Zum einen müssen Widerrufsbelehrungen und insbesondere die darin angegebene Widerrufsfrist „in klarer und prägnanter Form“ angegeben werden. Damit dürfte beispielsweise die Integration der Widerrufs- und Fristbelehrung in den Fließtext des Darlehensvertrages – wie dies von vielen Kreditinstituten und Sparkassen gehandhabt wurde - nicht ausreichen. .

b) Keine Paragrafenverweisung

Zum anderen darf hinsichtlich der Pflichtangaben nicht einfach nur auf einen Paragrafen verwiesen werden, der seinerseits wieder auf andere Vorschriften verweist. Die Verweisung auf § 492 Abs. 2 BGB, der wiederum auf diverse Vorschriften im Einführungsgesetzbuch zum BGB (EGBGB) verweist, ist für Verbraucher unübersichtlich und kompliziert.

II. Auswirkungen des Urteils des EuGH 

Bei der Frage der Auswirkungen dieser Entscheidung auf die bestehenden Verträge ist zwischen zwei Fallgruppen zu unterscheiden.
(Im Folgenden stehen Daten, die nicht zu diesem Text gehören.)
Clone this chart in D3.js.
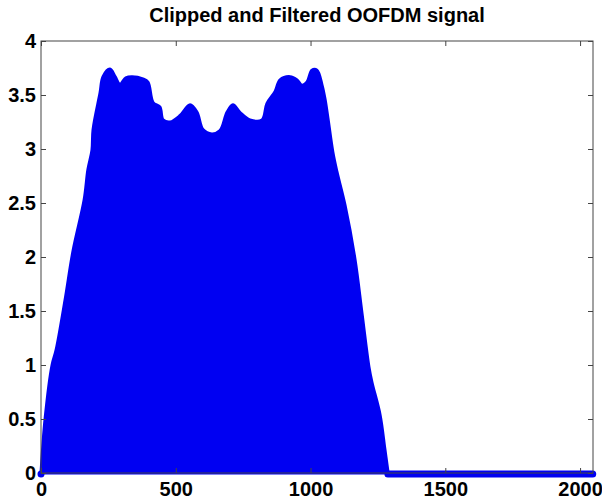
<!DOCTYPE html>
<html>
<head>
<meta charset="utf-8">
<script src="https://cdn.jsdelivr.net/npm/d3@7"></script>
<style>
  html, body { margin: 0; padding: 0; background: #fff; }
  svg { display: block; }
  text { font-family: Arial, "Liberation Sans", Helvetica, sans-serif; font-weight: bold; fill: #000; }
</style>
</head>
<body>
<svg id="chart" width="602" height="504"></svg>
<script>
// Upper envelope of the clipped & filtered signal (sample index, amplitude)
const envX = [0, 15, 41, 56, 89, 119, 160, 174, 189, 193, 219, 230, 256, 275, 293, 315, 338, 378, 397,
              416, 441, 453, 479, 516, 553, 579, 601, 634, 664, 690, 712, 738, 775, 820, 838, 868, 887,
              924, 950, 968, 987, 1005, 1024, 1043, 1054, 1065, 1083, 1098, 1128, 1165, 1191, 1217,
              1228, 1258, 1276, 1287];
const envY = [0, 0.5, 1.0, 1.14, 1.6, 2.06, 2.53, 2.81, 2.99, 3.18, 3.52, 3.67, 3.74, 3.67, 3.6, 3.66,
              3.67, 3.65, 3.62, 3.43, 3.39, 3.27, 3.25, 3.31, 3.41, 3.34, 3.18, 3.14, 3.17, 3.34, 3.41,
              3.34, 3.27, 3.27, 3.42, 3.53, 3.64, 3.67, 3.64, 3.59, 3.62, 3.73, 3.73, 3.59, 3.46, 3.28,
              2.97, 2.79, 2.48, 1.98, 1.48, 0.98, 0.84, 0.54, 0.22, 0.02];
// Zero-valued tail of the signal (after the filter cut-off)
const tailX = [1287, 2047];
const tailY = [0, 0];

const xTicks = [0, 500, 1000, 1500, 2000];
const yTicks = [0, 0.5, 1, 1.5, 2, 2.5, 3, 3.5, 4];
const title = "Clipped and Filtered OOFDM signal";

const svg = d3.select("#chart");
const m = { left: 41, top: 41, right: 593, bottom: 473 };
const x = d3.scaleLinear().domain([0, 2048]).range([m.left, m.right]);
const y = d3.scaleLinear().domain([0, 4]).range([m.bottom, m.top]);
const blue = "#0000f2";

svg.append("rect").attr("width", 602).attr("height", 504).attr("fill", "#fff");

// filled envelope (dense stems)
const env = envX.map((d, i) => [d, envY[i]]);
svg.append("path")
  .datum(env)
  .attr("d", d3.area().x(d => x(d[0])).y0(y(0)).y1(d => y(d[1])).curve(d3.curveCatmullRom.alpha(0.5)))
  .attr("fill", blue)
  .attr("stroke", blue)
  .attr("stroke-width", 3)
  .attr("stroke-linejoin", "round");

// zero tail markers
const tail = tailX.map((d, i) => [d, tailY[i]]);
svg.append("path")
  .datum(tail)
  .attr("d", d3.line().x(d => x(d[0])).y(d => y(d[1]) + 1))
  .attr("fill", "none")
  .attr("stroke", blue)
  .attr("stroke-width", 7)
  .attr("stroke-linecap", "round");
svg.append("circle").attr("cx", x(0)).attr("cy", y(0) + 1).attr("r", 3.5).attr("fill", blue);

const axisColor = "#444";
function styleAxis(g) {
  g.select(".domain").remove();
  g.selectAll("line").attr("stroke", axisColor);
  g.selectAll("text").attr("font-size", "20px").attr("font-weight", "bold")
    .attr("font-family", "Arial, 'Liberation Sans', sans-serif").attr("fill", "#000");
}

// box
svg.append("rect")
  .attr("x", m.left).attr("y", m.top)
  .attr("width", m.right - m.left).attr("height", m.bottom - m.top)
  .attr("fill", "none").attr("stroke", axisColor).attr("stroke-width", 1);

svg.append("g").attr("transform", `translate(0,${m.bottom})`)
  .call(d3.axisBottom(x).tickValues(xTicks).tickFormat(d3.format("d")).tickSizeInner(-5).tickSizeOuter(0).tickPadding(9))
  .call(styleAxis);
svg.append("g").attr("transform", `translate(0,${m.top})`)
  .call(d3.axisTop(x).tickValues(xTicks).tickFormat("").tickSizeInner(-5).tickSizeOuter(0))
  .call(styleAxis);
svg.append("g").attr("transform", `translate(${m.left},0)`)
  .call(d3.axisLeft(y).tickValues(yTicks).tickFormat(d => String(d)).tickSizeInner(-5).tickSizeOuter(0).tickPadding(5))
  .call(styleAxis);
svg.append("g").attr("transform", `translate(${m.right},0)`)
  .call(d3.axisRight(y).tickValues(yTicks).tickFormat("").tickSizeInner(-5).tickSizeOuter(0))
  .call(styleAxis);

svg.append("text")
  .attr("x", (m.left + m.right) / 2).attr("y", 22)
  .attr("text-anchor", "middle")
  .attr("font-size", "20px")
  .text(title);
</script>
</body>
</html>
a) Bei Verwendung des Mustertextes im EGBGB

Die Klausel findet sich auch deshalb in den meisten Darlehensverträgen, weil der gesetzliche Mustertext eine derartige Klausel enthielt. Eine Auslegung entgegen dem Wortlaut dieser gesetzlichen Mustertexte ist durchaus problematisch und der BGH hat in einem anderen Fall gerade entschieden, dass eine Auslegung des deutschen Gesetzes „contra legem“, also gegen den Wortlaut des Gesetzes nicht möglich sei. Diese strikte Haltung des XI. Zivilsenats ist zwar nicht zwingend, könnte aber dazu führen, dass bei den Fällen, bei denen die Mustertexte verwendet wurden keine Änderung der deutschen Rechtsprechung folgt und an der angeordneten „Gesetzlichkeitsfiktion“ festgehalten wird.
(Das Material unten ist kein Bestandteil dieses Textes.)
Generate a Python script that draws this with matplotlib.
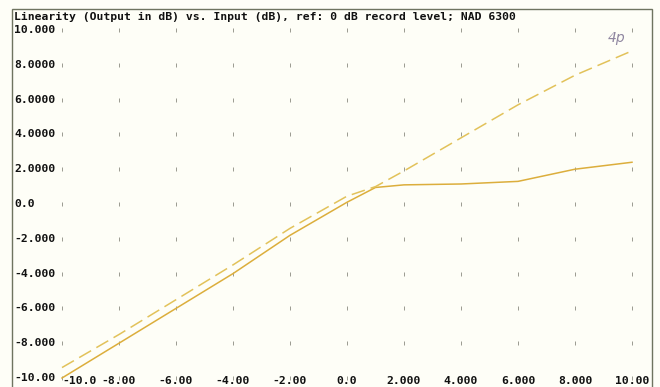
import numpy as np
import matplotlib
matplotlib.use("Agg")
import matplotlib.pyplot as plt
import matplotlib.transforms as mtransforms
from matplotlib.patches import Rectangle

# input level (dB)
x_in = [-10, -8, -6, -4, -2, 0, 1, 2, 4, 6, 8, 10]
# straight trace (dashed)
y_lin = [-9.4, -7.5, -5.5, -3.5, -1.4, 0.45, 1.0, 1.9, 3.8, 5.7, 7.4, 8.8]
# compressed trace (knee near +1 dB)
y_knee = [-10.0, -8.0, -6.0, -4.0, -1.8, 0.1, 0.95, 1.1, 1.15, 1.3, 2.0, 2.4]

x_ticks = [-10, -8, -6, -4, -2, 0, 2, 4, 6, 8, 10]
x_labels = ["-10.0", "-8.00", "-6.00", "-4.00", "-2.00", "0.0",
            "2.000", "4.000", "6.000", "8.000", "10.00"]
y_ticks = [10, 8, 6, 4, 2, 0, -2, -4, -6, -8, -10]
y_labels = ["10.000", "8.0000", "6.0000", "4.0000", "2.0000", "0.0",
            "-2.000", "-4.000", "-6.000", "-8.000", "-10.00"]

title = "Linearity (Output in dB) vs. Input (dB), ref: 0 dB record level; NAD 6300"

W, H = 660, 387
bg = "#fefef7"
fig = plt.figure(figsize=(W / 100, H / 100), dpi=100, facecolor=bg)

# plot area in pixels: x -10..10 -> 62..632, y 10..-10 -> 30..378
ax = fig.add_axes([62 / W, 1 - 378 / H, 570 / W, 348 / H])
ax.set_facecolor("none")
ax.set_xlim(-10, 10)
ax.set_ylim(-10, 10)
ax.axis("off")

# outer frame
fig.patches.append(Rectangle((12 / W, -0.02), 640 / W, 1 - 9 / H + 0.02,
                             transform=fig.transFigure, fill=False,
                             edgecolor="#6f7460", linewidth=1.0))

# grid dots (faint, like the scan)
gx, gy = np.meshgrid(x_ticks, y_ticks)
ax.plot(gx.ravel(), gy.ravel(), linestyle="none", marker="|", markersize=2.2,
        color="#9a9a90", markeredgewidth=0.7, clip_on=False)

# traces
ax.plot(x_in, y_knee, color="#dcae3c", linewidth=1.1, clip_on=False)
ax.plot(x_in, y_lin, color="#e2c25a", linewidth=1.1, dashes=(9, 4), clip_on=False)

mono = dict(family="DejaVu Sans Mono", fontweight="bold", fontsize=8.2, color="#111111")

fig.text(14 / W, 1 - 17 / H, title, ha="left", va="center", **mono)

# y labels, left edge of frame
ty = mtransforms.blended_transform_factory(fig.transFigure, ax.transData)
for v, lab in zip(y_ticks, y_labels):
    ax.text(14 / W, v, lab, transform=ty, ha="left", va="center", **mono)

# x labels along the bottom
tx = mtransforms.blended_transform_factory(ax.transData, fig.transFigure)
for i, (v, lab) in enumerate(zip(x_ticks, x_labels)):
    ax.text(v, 1 - 381 / H, lab, transform=tx,
            ha="left" if i == 0 else "center", va="center", **mono)

# handwritten note
fig.text(617 / W, 1 - 38 / H, "4p", ha="center", va="center", fontsize=10,
         fontstyle="italic", color="#8f86a0", family="DejaVu Sans")

fig.savefig("out.png", dpi=100, facecolor=bg)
b) Verträge, die vom Mustertext abweichen

Die Gesetzlichkeitsfunktion gilt dann nicht, wenn der Verwender vom Mustertext abgewichen ist. Dies ist häufig der Fall, da schon sehr geringfügige Abweichungen reichen. In diesen Fällen hat das Urteil des EuGH erhebliche Konsequenzen, da insoweit das Widerrufsrecht weiterhin besteht, da die Frist nie zu laufen begann.
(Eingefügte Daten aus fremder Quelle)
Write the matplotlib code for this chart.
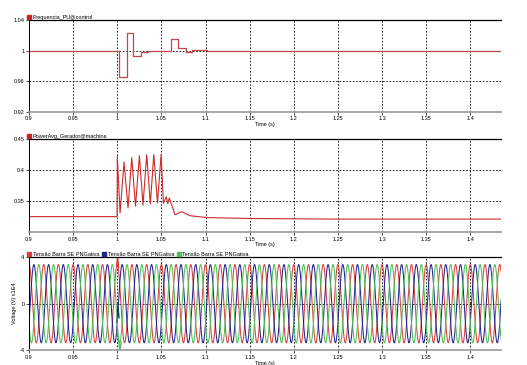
#Recreates the three stacked simulation traces (frequency, power, bus voltage)

import numpy as np
import matplotlib
matplotlib.use("Agg")
from matplotlib import pyplot as plt
from matplotlib.lines import Line2D
from matplotlib.ticker import FuncFormatter

#frequency in pu, step trace
freq_t = [0.9, 1.0022, 1.0108, 1.0183, 1.027, 1.035, 1.046, 1.0485, 1.0606, 1.069, 1.078, 1.0844, 1.1015, 1.435]
freq_v = [1.0, 0.9655, 1.0233, 0.9927, 0.9987, 0.9992, 0.9996, 1.0003, 1.015, 1.0035, 0.998, 1.0005, 1.0, 1.0]

#average generator power, extrema of the oscillation
power_t = [0.9, 0.9998, 1.0001, 1.0032, 1.0077, 1.0122, 1.0164, 1.0207, 1.0251, 1.0292, 1.0334, 1.0375,
           1.0414, 1.0456, 1.0497, 1.0523, 1.0555, 1.0572, 1.059, 1.0655, 1.073, 1.0825, 1.1015, 1.15, 1.25, 1.435]
power_v = [0.325, 0.325, 0.422, 0.331, 0.413, 0.339, 0.420, 0.342, 0.423, 0.3435, 0.425, 0.3455,
           0.425, 0.347, 0.425, 0.346, 0.357, 0.346, 0.355, 0.328, 0.333, 0.3265, 0.3235, 0.322, 0.321, 0.321]

#three phase bus voltage (x1E4 V)
phase_names = ["Tensão Barra SE PNGativa"] * 3
phase_colors = ["#d8403c", "#23238c", "#4cbf55"]
phase_amp = [3.35, 3.35, 3.35]
phase_deg = [0, -120, 120]
grid_freq = 60.0
#short disturbance at the fault instant: (time, value) per phase
spike_t = [[0.9992, 1.0005, 1.0015], [0.9995, 1.0008, 1.002], [1.0, 1.003, 1.0045]]
spike_v = [[3.3, 3.95, 3.1], [-1.6, -0.3, -1.2], [-2.4, -3.95, -3.3]]

xticks = [0.9, 0.95, 1.0, 1.05, 1.1, 1.15, 1.2, 1.25, 1.3, 1.35, 1.4]
xmin, xmax = 0.9, 1.435

plt.rcParams['font.family'] = ['Liberation Sans', 'DejaVu Sans']

fig = plt.figure(figsize=(5.27, 3.65), dpi=100)
ax1 = fig.add_axes([0.055, 0.693, 0.896, 0.252])
ax2 = fig.add_axes([0.055, 0.364, 0.896, 0.255])
ax3 = fig.add_axes([0.055, 0.040, 0.896, 0.256])

fmt = FuncFormatter(lambda v, p: "%g" % round(v, 4))

def style(ax, ylim, yticks):
	ax.set_xlim(xmin, xmax)
	ax.set_ylim(*ylim)
	ax.set_xticks(xticks)
	ax.set_yticks(yticks)
	ax.xaxis.set_major_formatter(fmt)
	ax.yaxis.set_major_formatter(fmt)
	ax.tick_params(labelsize=4, length=2, width=0.5, pad=1.2)
	ax.grid(True, color="black", linestyle=(0, (2, 2)), linewidth=0.6)
	ax.spines["right"].set_visible(False)
	ax.spines["top"].set_linewidth(0.9)
	ax.spines["left"].set_linewidth(0.7)
	ax.spines["bottom"].set_color("#9a9a9a")
	ax.spines["bottom"].set_linewidth(1.2)
	ax.set_xlabel("Time (s)", fontsize=4, labelpad=0.5)

def legend(ax, handles, labels):
	ax.legend(handles=handles, labels=labels, loc="lower left", bbox_to_anchor=(-0.006, 0.985),
		ncol=len(labels), frameon=False, fontsize=4, handlelength=0.7, handletextpad=0.3,
		columnspacing=0.5, borderaxespad=0, borderpad=0.2)

def square(c):
	return Line2D([], [], color=c, marker="s", ls="", ms=2.5)

#panel 1: frequency
ax1.plot(freq_t, freq_v, drawstyle="steps-post", color="#c0474a", lw=0.9)
style(ax1, (0.92, 1.04), [0.92, 0.96, 1.0, 1.04])
legend(ax1, [square("#cc2222")], ["Frequencia_PU@control"])

#panel 2: power
ax2.plot(power_t, power_v, color="#cc2a2a", lw=0.8)
style(ax2, (0.3, 0.45), [0.35, 0.4, 0.45])
legend(ax2, [square("#cc2222")], ["PowerAvg_Gerador@machine"])

#panel 3: three phase voltage
t = np.linspace(xmin, xmax, 6000)
for i in range(3):
	v = phase_amp[i] * np.cos(2 * np.pi * grid_freq * t + np.radians(phase_deg[i]))
	ax3.plot(t, v, color=phase_colors[i], lw=0.75)
	ax3.plot(spike_t[i], spike_v[i], color=phase_colors[i], lw=1.0)
style(ax3, (-4, 4), [-4, 0, 4])
ax3.set_ylabel("Voltage (V) x1E4", fontsize=4, labelpad=2)
legend(ax3, [square(c) for c in phase_colors], phase_names)

fig.savefig("out.png", dpi=100)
III. Wie sollte man weiter vorgehen?

Sollten Sie nach dem 11. Juni 2010 – dem Inkrafttreten der Verbraucherkreditrichtlinie – und heute einen Verbraucherdarlehen geschlossen haben und diesen rückabwickeln oder umfinanzieren wollen, können Sie prüfen, ob der Verweis auf § 492 Abs. 2 BGB in der damaligen Widerrufsbelehrung enthalten ist. Hierbei ist zu beachten, dass für Immobilien-Verbraucherdarlehen nur Verträge bis zum 20. März 2016 in Betracht kommen, da der Gesetzgeber zum 21. März 2016 das Gesetz zur Umsetzung der Wohnimmobilienkreditrichtlinie beschlossen hat und für die meisten Immobilienkreditverträge das „ewige Widerrufsrecht“ zum 21. Juni 2016 endete.

In einem zweiten Schritt kann dann geprüft werden, ob die damaligen Mustertexte verwendet wurden. Ist dies nicht der Fall, so ist ein Widerruf grundsätzlich möglich.

Hat dagegen der Darlehensgeber den Mustertext verwendet, so dürfte auch hier aufgrund der Entscheidung des EuGH bei vielen Kreditgebern die Bereitschaft zu einem Entgegenkommen und damit ggf. zu einer außergerichtlichen Einigung steigen.

Sollten Sie einen Immobiliendarlehensvertrag nach dem 20. März 2016 geschlossen haben, so kommt eventuell noch eine Reduzierung der Vorfälligkeitsentschädigung in Betracht.